IL SISTEMA. Gli investigatori della Dia hanno ribattezzato l’operazione conclusa ieri mattina (in collaborazione con la polizia, i carabinieri e la guardia di finanza delle province du Venezia, Verona, Vicenza, Cremona, reggio Emilia, Bologna e Catanzaro), “Valpolicella”, facendo in questo modo riferimento all’area in cui operavano i soggetti indagati e quelli arrestati. Lo schema, secondo gli inquirenti, è ben delineato: le imprese (quasi tutte del settore edile) finite al centro dell’inchiesta altro non erano che degli scudi (apparentemente legali) per schermare le attività illecite dei titolari. Di fatto le società erano gestite (direttamente o indirettamente) dalla ’ndrangheta, in particolare dagli esponenti dai clan calabresi Grande Aracri di Cutro e Dragone. A far scattare l’operazione è stata la collaborazione di un pentito. In base alla ricostruzione del procuratore aggiunto di Venezia, Adelchi d’Ippolito, la banda che gestiva l’associazione criminale in Veneto e si occupava di tenere i rapporti con i clan, faceva capo alle tre persone arrestate. Frontera e la Dobricanovic risultavano proprietari di un’azienda edile che attraverso sovrafatturazioni e l’aiuto (più o meno volontario) di altri imprenditori sarebbe riuscita a riciclare il denaro frutto di attività illecite.

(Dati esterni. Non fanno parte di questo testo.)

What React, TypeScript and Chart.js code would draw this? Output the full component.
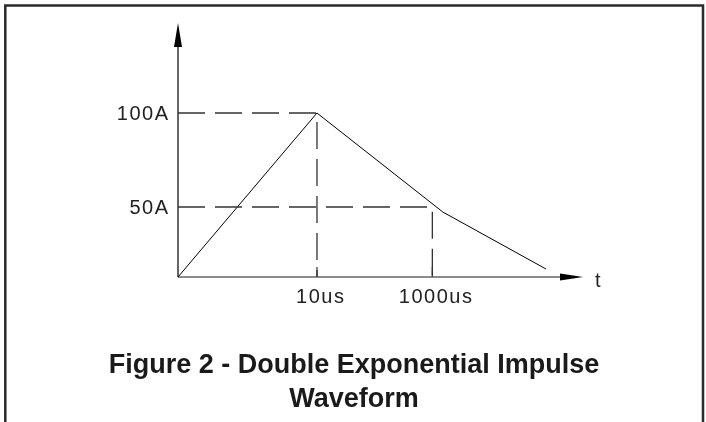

Nel corso delle perquisizioni la Direzione investigativa antimafia di Padova, oltre a diverso contante, ha anche sequestrato una pistola calibro 7,65 con 93 proiettili.

IL MAXI PROCESSO. La nuova operazione antimafia arriva a quasi un anno di distanza dalla sentenza di primo grado del maxi processo seguito all’inchiesta “Aemilia” istruito dalla procura di Bologna, al termine dell’imponente indagine della Direzione distrettuale antimafia felsinea, che aveva fatto emergere la presenza delle infiltrazioni mafiose (legate anche in quel caso alla ’ndrangheta calabrese) nel Nord, tra Veneto ed Emilia Romagna. Il sospetto degli inquirenti, poi confermato dalle condanne dell’udienza preliminare, era che la ’ndrina Grande Aracri avesse feconde infiltrazioni nel settore dei lavori pubblici, grazie a una serie di imprese edili (Frontera è stato infatti un impresario e poi ha lavorato per la moglie), e che le utilizzasse per riciclare proventi illeciti dalle attività criminali in Calabria. Ora lo schema praticamente si ripete. E ancora una volta alcuni imprenditori sarebbero finiti (più o meno consapevoli di quanto stavano facendo) alle “dipendenze” della criminalità organizzata calabrese. Che aveva deciso di investire nelle nostre zone , puntando nel comparto edile, perché, a differenza di altre aree del nostro Paese, nel Nordest, nonostante la crisi, ancora si costruisce, sia nel settore pubblico sia in quello privato. E gli appalti, dai più piccoli alle grandi opere, rappresentano sempre un piatto importante per la criminalità organizzata. Le aziende gestite (più o meno direttamente) dalle cosche e dai clan (in questo caso si tratterebbe di quelli calabresi) si trasformano in una sorta di grandi “lavatrici” per il denaro che proviene (o ritorna) alle attività illecite: dal traffico di stupefacenti all’usura fino alle frodi fiscali. In molti casi, poi, gli imprenditori che finiscono nel “giro” sono soggetti che versano in gravi difficoltà economiche. E una volta entrati nel meccanismo non riescono più a uscirne. «Chi non accettava le regole del gioco - hanno fatto sapere gli investigatori - veniva minacciato». E i metodi usati sarebbero stati piuttosto eloquenti. Come nel classico stile mafioso.